======== ROWS ========

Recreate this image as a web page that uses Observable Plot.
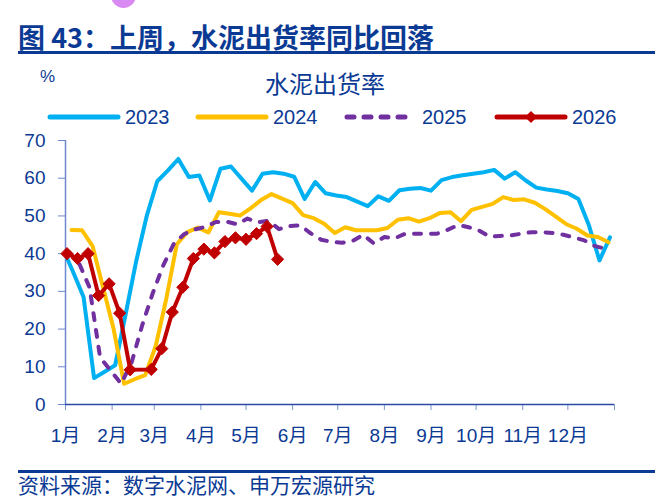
<!DOCTYPE html>
<html>
<head>
<meta charset="utf-8">
<script src="https://cdn.jsdelivr.net/npm/d3@7"></script>
<script src="https://cdn.jsdelivr.net/npm/@observablehq/plot@0.6"></script>
<style>
  body { margin: 0; background: #fff; }
  #page {
    position: relative; width: 663px; height: 501px; overflow: hidden; background: #fff;
    font-family: "Liberation Sans", Arial, "Noto Sans CJK SC", sans-serif; color: #0b3a94;
  }
  .abs { position: absolute; white-space: nowrap; line-height: 1; }
  .blob { position: absolute; left: 111px; top: -17px; width: 25px; height: 25px; border-radius: 50%; background: #d98af2; }
  .title { left: 18px; top: 23px; font-size: 27px; font-weight: bold; font-family: "Noto Sans CJK SC", sans-serif; }
  .rule { position: absolute; left: 18px; width: 637px; height: 3px; background: #0b3a94; }
  .unit { left: 40px; top: 68px; font-size: 17px; }
  .subtitle { left: 0; width: 650px; text-align: center; top: 71px; font-size: 24px; font-family: "Noto Sans CJK SC", sans-serif; }
  .source { left: 18px; top: 474px; font-size: 21px; font-family: "Noto Sans CJK SC", sans-serif; }
  #chart { position: absolute; left: 0; top: 120px; }
  #legend { position: absolute; left: 0; top: 105px; z-index: 2; }
</style>
</head>
<body>
<div id="page">
  <div class="blob"></div>
  <div class="abs title">图 43：上周，水泥出货率同比回落</div>
  <div class="rule" style="top:51px"></div>
  <div class="abs unit">%</div>
  <div class="abs subtitle">水泥出货率</div>
  <div id="chart"></div>
  <div id="legend"></div>
  <div class="rule" style="top:470px"></div>
  <div class="abs source">资料来源：数字水泥网、申万宏源研究</div>
</div>
<script>
// Weekly cement shipment rate (%), one list per year, first value dated by firstWeeks
const seriesNames = ["2023", "2024", "2025", "2026"];
const firstWeeks = ["2022-12-30", "2024-01-05", "2025-01-03", "2026-01-02"];

const rate2023 = [41.5, 35.2, 28.5, 7.0, 8.7, 10.4, 24, 38, 50, 59.2, 62, 65.1, 60.3, 60.7, 54.1, 62.5,
  63.1, 59.9, 56.7, 61.2, 61.6, 61.2, 60.4, 54.5, 59, 56, 55.4, 55, 53.8, 52.6, 55.2, 54, 56.8, 57.2,
  57.4, 56.7, 59.5, 60.3, 60.8, 61.2, 61.6, 62.2, 59.9, 61.6, 59.4, 57.5, 57, 56.6, 56, 54.5, 47.5, 38.2, 44.3];
const rate2024 = [46.3, 46.2, 42, 31, 20, 5.5, 6.7, 7.8, 15.5, 28, 42.5, 45.7, 46.9, 45.6, 51, 50.6,
  50.1, 52, 54.2, 55.8, 54.6, 53.4, 50.2, 49.4, 47.9, 45.5, 47, 46.2, 46.2, 46.2, 46.8, 49, 49.4, 48.5,
  49.4, 50.8, 51, 48.6, 51.6, 52.4, 53.2, 55, 54.2, 54.4, 53.5, 51.8, 49.8, 47.8, 46.6, 44.8, 44.4, 43];
const rate2025 = [40.5, 37.5, 31, 12.5, 9, 5.5, 11.2, 21, 29.5, 36.9, 42.6, 45.2, 46.4, 47.1, 48.4, 48.5,
  47.8, 49.3, 48.3, 48.7, 46.5, 47.3, 47.5, 45.4, 43.7, 43.1, 42.9, 43.4, 45, 42.7, 44.4, 44.1, 45.3,
  45.3, 45.3, 45.3, 46.3, 47.6, 47, 46.1, 44.5, 44.7, 44.8, 45.3, 45.7, 45.7, 45.5, 45, 44.3, 43.5, 42, 41.3];
const rate2026 = [40.0, 38.7, 40.0, 28.9, 32.0, 24.2, 9.2, null, 9.3, 14.8, 24.5, 31.1, 38.7, 41.2,
  40.2, 43.2, 44.2, 43.8, 45.3, 47.2, 38.5];

const monthLabels = ["1月", "2月", "3月", "4月", "5月", "6月", "7月", "8月", "9月", "10月", "11月", "12月"];
const yTicks = [0, 10, 20, 30, 40, 50, 60, 70];

// Styling
const navy = "#0b3a94";
const style = {
  "2023": { stroke: "#00b0f0" },
  "2024": { stroke: "#ffc000" },
  "2025": { stroke: "#7030a0", strokeDasharray: "7,10" },
  "2026": { stroke: "#c00000" }
};

// Place every year on a common calendar so weeks line up by day of year
const DAY = 864e5;
const base = Date.UTC(2001, 0, 1);
function toRows(name, first, values) {
  const start = Date.parse(first + "T00:00:00Z");
  const yearStart = Date.UTC(+name, 0, 1);
  return values.map((v, i) => {
    const off = Math.round((start + i * 7 * DAY - yearStart) / DAY);
    return { year: name, date: new Date(base + off * DAY), value: v };
  }).filter(d => d.value != null);
}
const allRates = [rate2023, rate2024, rate2025, rate2026];
const rows = seriesNames.map((n, i) => toRows(n, firstWeeks[i], allRates[i]));

const monthStarts = d3.utcMonth.range(new Date(base), new Date(Date.UTC(2002, 0, 2)));

const chart = Plot.plot({
  width: 663,
  height: 330,
  marginTop: 20,
  marginBottom: 46,
  marginLeft: 65,
  marginRight: 49,
  style: { fontFamily: "'Liberation Sans', Arial, 'Noto Sans CJK SC', sans-serif", background: "transparent", overflow: "visible" },
  x: { type: "utc", domain: [new Date(base), new Date(Date.UTC(2002, 0, 1))] },
  y: { domain: [0, 70] },
  marks: [
    Plot.axisY({ ticks: yTicks, tickSize: 7, tickPadding: 13, stroke: "#6d88cc", fill: navy, fontSize: 19, label: null }),
    Plot.axisX({ ticks: monthStarts, tickSize: 6, tickPadding: 18, stroke: "#7d95d0", fill: navy, fontSize: 19,
      tickFormat: (d, i) => monthLabels[i] ?? "", label: null }),
    Plot.ruleX([new Date(base)], { stroke: "#6d88cc", strokeWidth: 1.5 }),
    Plot.ruleY([0], { stroke: "#2a4aa6", strokeWidth: 1.5 }),
    ...seriesNames.map((n, i) => Plot.line(rows[i], {
      x: "date", y: "value", strokeWidth: 4, strokeLinecap: "round", strokeLinejoin: "round", clip: true,
      ...style[n]
    })),
    Plot.dot(rows[3], { x: "date", y: "value", symbol: "diamond2", r: 5.5, fill: style["2026"].stroke, stroke: style["2026"].stroke, strokeWidth: 1 })
  ]
});
document.getElementById("chart").append(chart);

// Legend row
const lg = d3.select("#legend").append("svg").attr("width", 663).attr("height", 26);
const lgX = [50, 198, 347, 497];
seriesNames.forEach((n, i) => {
  const x0 = lgX[i], y0 = 12;
  lg.append("line").attr("x1", x0).attr("x2", x0 + 68).attr("y1", y0).attr("y2", y0)
    .attr("stroke", style[n].stroke).attr("stroke-width", 5).attr("stroke-linecap", "round")
    .attr("stroke-dasharray", style[n].strokeDasharray ?? null);
  if (n === "2026") {
    lg.append("path").attr("d", d3.symbol(d3.symbolDiamond2, 95)()).attr("transform", `translate(${x0 + 34},${y0})`)
      .attr("fill", style[n].stroke);
  }
  lg.append("text").attr("x", x0 + 75).attr("y", y0).attr("dy", "0.36em").attr("fill", navy)
    .attr("font-size", 20).attr("font-family", "'Liberation Sans', Arial, sans-serif").text(n);
});
</script>
</body>
</html>
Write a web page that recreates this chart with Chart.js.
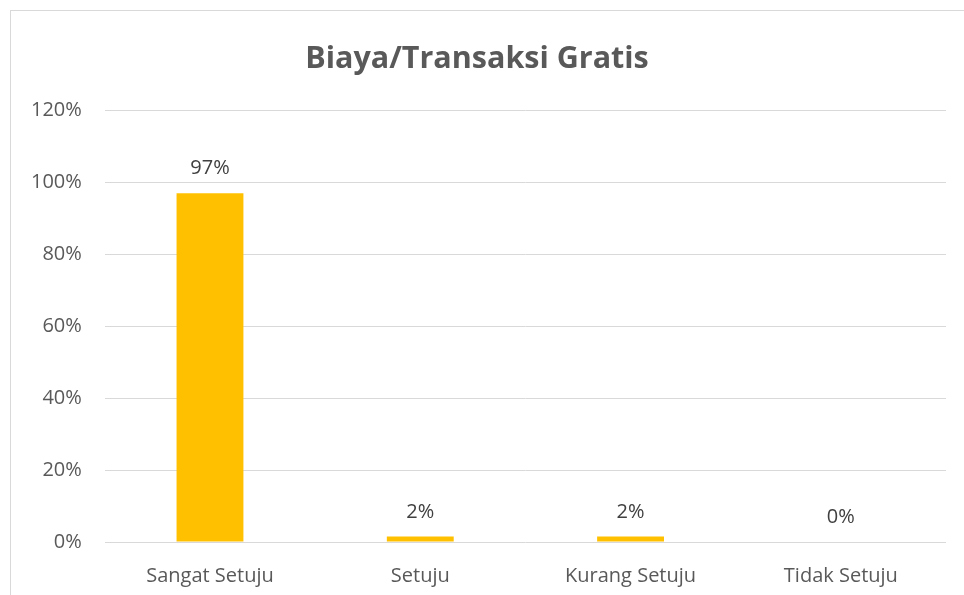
<!DOCTYPE html>
<html><head><meta charset="utf-8">
<script src="https://cdn.jsdelivr.net/npm/chart.js@4"></script>
<style>
html,body{margin:0;padding:0;background:#fff;overflow:hidden;}
#wrap{position:relative;width:964px;height:595px;}
#frame{position:absolute;left:10px;top:10px;width:960px;height:600px;border:1px solid #d9d9d9;box-sizing:border-box;}
canvas{position:absolute;left:0;top:0;}
</style></head>
<body><div id="wrap"><div id="frame"></div><canvas id="c" width="964" height="595"></canvas></div>
<script>
const categories = ["Sangat Setuju", "Setuju", "Kurang Setuju", "Tidak Setuju"];
const values = [0.97, 0.015, 0.015, 0];
const valueLabels = ["97%", "2%", "2%", "0%"];
const titleText = "Biaya/Transaksi Gratis";

const labelPlugin = {
  id: 'valLabels',
  afterDatasetsDraw(chart) {
    const ctx = chart.ctx;
    const meta = chart.getDatasetMeta(0);
    ctx.save();
    ctx.font = '20px "Open Sans", sans-serif';
    ctx.fillStyle = '#404040';
    ctx.textAlign = 'center';
    ctx.textBaseline = 'alphabetic';
    meta.data.forEach((bar, i) => {
      ctx.fillText(valueLabels[i], bar.x, bar.y - 19);
    });
    ctx.restore();
  }
};

new Chart(document.getElementById('c'), {
  type: 'bar',
  data: { labels: categories, datasets: [{ data: values, backgroundColor: '#FFC000', borderWidth: 0, categoryPercentage: 1, barPercentage: 0.318 }] },
  options: {
    responsive: false, animation: false, devicePixelRatio: 1,
    layout: { padding: { left: 8, right: 18, top: 0, bottom: -15 } },
    plugins: {
      legend: { display: false }, tooltip: { enabled: false },
      title: { display: true, text: titleText, color: '#595959', font: { family: '"Open Sans", sans-serif', size: 30.5, weight: 'bold' }, padding: { top: 41, bottom: 33 } }
    },
    scales: {
      x: { grid: { display: false, drawTicks: false }, border: { display: false }, ticks: { color: '#595959', font: { family: '"Open Sans", sans-serif', size: 20 }, padding: 22 } },
      y: { min: 0, max: 1.2, grid: { color: '#d9d9d9', drawTicks: false }, border: { display: false },
           ticks: { stepSize: 0.2, color: '#595959', padding: 23, font: { family: '"Open Sans", sans-serif', size: 20 }, callback: v => Math.round(v * 100) + '%' } }
    }
  },
  plugins: [labelPlugin]
});
</script></body></html>
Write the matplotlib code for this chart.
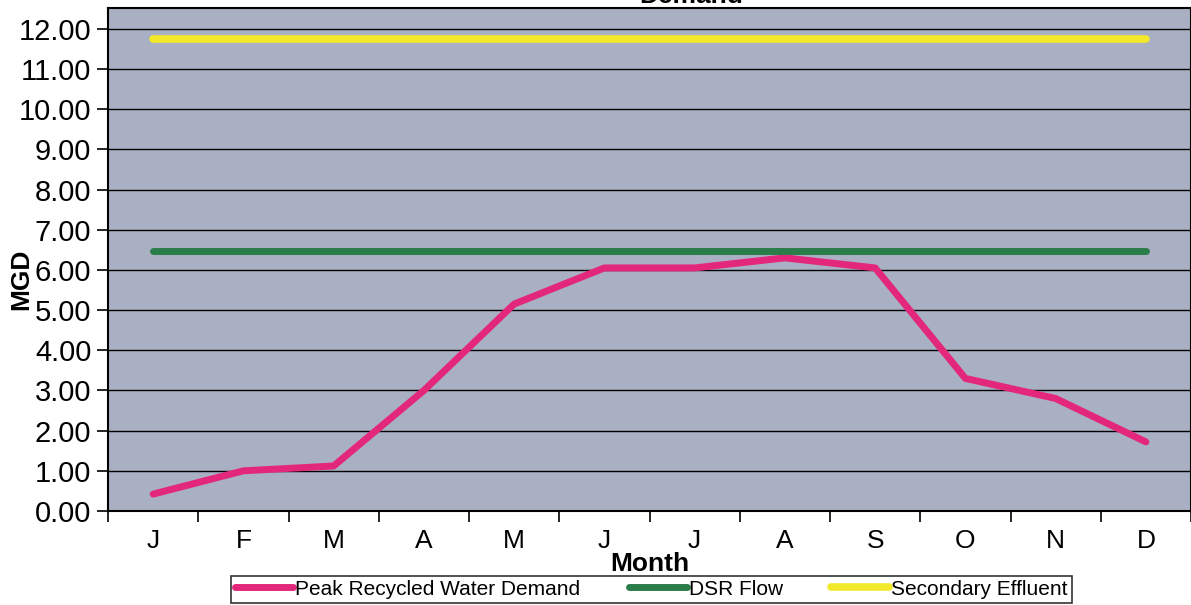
import numpy as np
import matplotlib
matplotlib.use('Agg')
from matplotlib import pyplot as plt

plt.rcParams['font.family'] = ['Liberation Sans', 'DejaVu Sans']

months = ['J', 'F', 'M', 'A', 'M', 'J', 'J', 'A', 'S', 'O', 'N', 'D']
peak_demand = [0.42, 1.00, 1.12, 3.00, 5.15, 6.05, 6.05, 6.30, 6.05, 3.30, 2.80, 1.72]
dsr_flow = [6.47] * 12
secondary_effluent = [11.75] * 12
y_ticks = np.arange(0, 13, 1)


def main():
    fig = plt.figure(figsize=(11.91, 6.05), dpi=100)
    ax = fig.add_axes([0.0907, 0.1554, 0.9093, 0.8314])
    ax.set_facecolor('#aab0c3')

    x = np.arange(len(months))
    ax.plot(x, peak_demand, color='#e3287c', linewidth=5, solid_capstyle='round',
            solid_joinstyle='round', label='Peak Recycled Water Demand', zorder=3)
    ax.plot(x, dsr_flow, color='#2a7d48', linewidth=5, solid_capstyle='round',
            label='DSR Flow', zorder=3)
    ax.plot(x, secondary_effluent, color='#f2e92a', linewidth=5.5, solid_capstyle='round',
            label='Secondary Effluent', zorder=3)

    ax.set_xlim(-0.5, len(months) - 0.5)
    ax.set_ylim(0, 12.52)
    ax.set_yticks(y_ticks)
    ax.set_yticklabels([f'{v:.2f}' for v in y_ticks], fontsize=21)
    ax.yaxis.grid(True, color='black', linewidth=1.0)
    ax.set_axisbelow(True)

    ax.set_xticks(np.arange(-0.5, len(months), 1))
    ax.set_xticklabels([])
    ax.set_xticks(x, minor=True)
    ax.set_xticklabels(months, minor=True, fontsize=19)
    ax.tick_params(axis='x', which='major', direction='out', length=8, width=1.2)
    ax.tick_params(axis='x', which='minor', length=0, pad=13)
    ax.tick_params(axis='y', direction='out', length=8, width=1.2, pad=4)

    for side in ['top', 'right', 'left', 'bottom']:
        ax.spines[side].set_color('black')
        ax.spines[side].set_linewidth(1.5)

    ax.set_xlabel('Month', fontsize=19, fontweight='bold', labelpad=-1)
    ax.set_ylabel('MGD', fontsize=19, fontweight='bold')
    ax.yaxis.set_label_coords(-0.069, 0.46)

    fig.text(0.58, 1.006, 'Demand', ha='center', va='center', fontsize=19, fontweight='bold')

    leg = fig.legend(loc='lower center', bbox_to_anchor=(0.547, 0.0), ncol=3, fontsize=15,
                     frameon=True, fancybox=False, edgecolor='black', handlelength=2.8,
                     handletextpad=0.1, columnspacing=2.3, borderpad=0.2, borderaxespad=0.1)
    leg.get_frame().set_linewidth(1.2)

    fig.savefig('out.png', dpi=100)


if __name__ == '__main__':
    main()
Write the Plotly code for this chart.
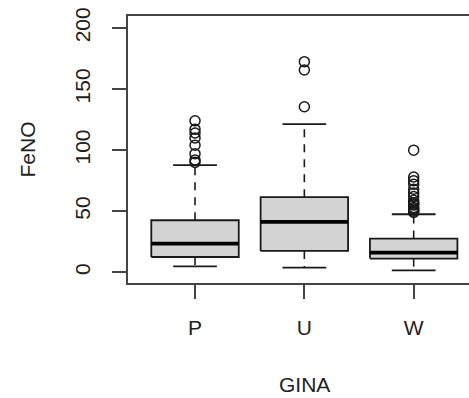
import plotly.graph_objects as go

# FeNO by GINA group: five-number summaries and outlying points
groups = ["P", "U", "W"]
q1 = [12.5, 17.5, 11.2]
medians = [23.5, 41.2, 16.1]
q3 = [42.6, 61.5, 27.6]
lower_whisker = [4.9, 3.8, 1.5]
upper_whisker = [87.7, 121.3, 47.5]
outliers = {
    "P": [90, 92, 97, 104, 110, 114, 117, 124],
    "U": [135.5, 165.6, 172.4],
    "W": [49, 50, 51, 52, 53, 55, 56, 57, 59, 62, 65, 68, 72, 75, 78, 100],
}
y_ticks = [0, 50, 100, 150, 200]

BOX_W = 0.8
CAP_W = 0.4
LINE = "#1a1a1a"
FILL = "#d3d3d3"
AXIS = "#444444"
FONT = dict(family="Liberation Sans, Arial, sans-serif", size=21, color="#222222")

fig = go.Figure()

for i, g in enumerate(groups):
    x = i + 1
    l, r = x - BOX_W / 2, x + BOX_W / 2
    # dashed whiskers
    for y0, y1 in ((q3[i], upper_whisker[i]), (q1[i], lower_whisker[i])):
        fig.add_trace(go.Scatter(x=[x, x], y=[y0, y1], mode="lines",
                                 line=dict(color=LINE, width=1.6, dash="8px,7px"),
                                 hoverinfo="skip", showlegend=False))
    # staples
    for yv in (upper_whisker[i], lower_whisker[i]):
        fig.add_trace(go.Scatter(x=[x - CAP_W / 2, x + CAP_W / 2], y=[yv, yv], mode="lines",
                                 line=dict(color=LINE, width=1.8),
                                 hoverinfo="skip", showlegend=False))
    # box
    fig.add_trace(go.Scatter(x=[l, r, r, l, l], y=[q1[i], q1[i], q3[i], q3[i], q1[i]],
                             mode="lines", fill="toself", fillcolor=FILL,
                             line=dict(color=LINE, width=1.8),
                             hoverinfo="skip", showlegend=False))
    # median
    fig.add_trace(go.Scatter(x=[l, r], y=[medians[i], medians[i]], mode="lines",
                             line=dict(color="#000000", width=3.8),
                             hoverinfo="skip", showlegend=False))
    # outliers
    fig.add_trace(go.Scatter(x=[x] * len(outliers[g]), y=outliers[g], mode="markers",
                             marker=dict(symbol="circle-open", size=10, color=LINE,
                                         line=dict(width=1.5, color=LINE)),
                             showlegend=False))

fig.update_layout(
    width=469, height=398,
    margin=dict(l=128, r=0, t=16, b=115),
    paper_bgcolor="white", plot_bgcolor="white",
    font=FONT,
    xaxis=dict(range=[0.387, 3.506], tickvals=[1, 2, 3], ticktext=groups,
               ticks="outside", ticklen=14, tickwidth=1.8, tickcolor=AXIS,
               showline=True, linecolor=AXIS, linewidth=1.8, mirror=True,
               showgrid=False, zeroline=False, tickfont=FONT, ticklabelstandoff=11),
    yaxis=dict(range=[-8.77, 209.8], tickvals=y_ticks,
               ticks="outside", ticklen=14, tickwidth=1.8, tickcolor=AXIS,
               showline=True, linecolor=AXIS, linewidth=1.8,
               showgrid=False, zeroline=False, tickangle=-90, tickfont=FONT,
               ticklabelstandoff=14),
    annotations=[
        dict(text="FeNO", xref="paper", yref="paper", x=0, y=0.5, xshift=-101,
             xanchor="center", yanchor="middle", textangle=-90, showarrow=False, font=FONT),
        dict(text="GINA", xref="x", yref="paper", x=2, y=0, yshift=-101,
             xanchor="center", yanchor="middle", showarrow=False, font=FONT),
    ],
)

fig.write_html("out.html")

========

◆ **AIM**: Make an exact copy of the lines from the one that contains "Write the matplotlib code for this chart." through the one that contains "va='center', fontsize=19, fontweight='bold')", both included, and no other lines. Pictures are skipped.

◆ **EXERCISE ANSWER**:
Write the matplotlib code for this chart.
import numpy as np
import matplotlib
matplotlib.use('Agg')
from matplotlib import pyplot as plt

plt.rcParams['font.family'] = ['Liberation Sans', 'DejaVu Sans']

months = ['J', 'F', 'M', 'A', 'M', 'J', 'J', 'A', 'S', 'O', 'N', 'D']
peak_demand = [0.42, 1.00, 1.12, 3.00, 5.15, 6.05, 6.05, 6.30, 6.05, 3.30, 2.80, 1.72]
dsr_flow = [6.47] * 12
secondary_effluent = [11.75] * 12
y_ticks = np.arange(0, 13, 1)


def main():
    fig = plt.figure(figsize=(11.91, 6.05), dpi=100)
    ax = fig.add_axes([0.0907, 0.1554, 0.9093, 0.8314])
    ax.set_facecolor('#aab0c3')

    x = np.arange(len(months))
    ax.plot(x, peak_demand, color='#e3287c', linewidth=5, solid_capstyle='round',
            solid_joinstyle='round', label='Peak Recycled Water Demand', zorder=3)
    ax.plot(x, dsr_flow, color='#2a7d48', linewidth=5, solid_capstyle='round',
            label='DSR Flow', zorder=3)
    ax.plot(x, secondary_effluent, color='#f2e92a', linewidth=5.5, solid_capstyle='round',
            label='Secondary Effluent', zorder=3)

    ax.set_xlim(-0.5, len(months) - 0.5)
    ax.set_ylim(0, 12.52)
    ax.set_yticks(y_ticks)
    ax.set_yticklabels([f'{v:.2f}' for v in y_ticks], fontsize=21)
    ax.yaxis.grid(True, color='black', linewidth=1.0)
    ax.set_axisbelow(True)

    ax.set_xticks(np.arange(-0.5, len(months), 1))
    ax.set_xticklabels([])
    ax.set_xticks(x, minor=True)
    ax.set_xticklabels(months, minor=True, fontsize=19)
    ax.tick_params(axis='x', which='major', direction='out', length=8, width=1.2)
    ax.tick_params(axis='x', which='minor', length=0, pad=13)
    ax.tick_params(axis='y', direction='out', length=8, width=1.2, pad=4)

    for side in ['top', 'right', 'left', 'bottom']:
        ax.spines[side].set_color('black')
        ax.spines[side].set_linewidth(1.5)

    ax.set_xlabel('Month', fontsize=19, fontweight='bold', labelpad=-1)
    ax.set_ylabel('MGD', fontsize=19, fontweight='bold')
    ax.yaxis.set_label_coords(-0.069, 0.46)

    fig.text(0.58, 1.006, 'Demand', ha='center', va='center', fontsize=19, fontweight='bold')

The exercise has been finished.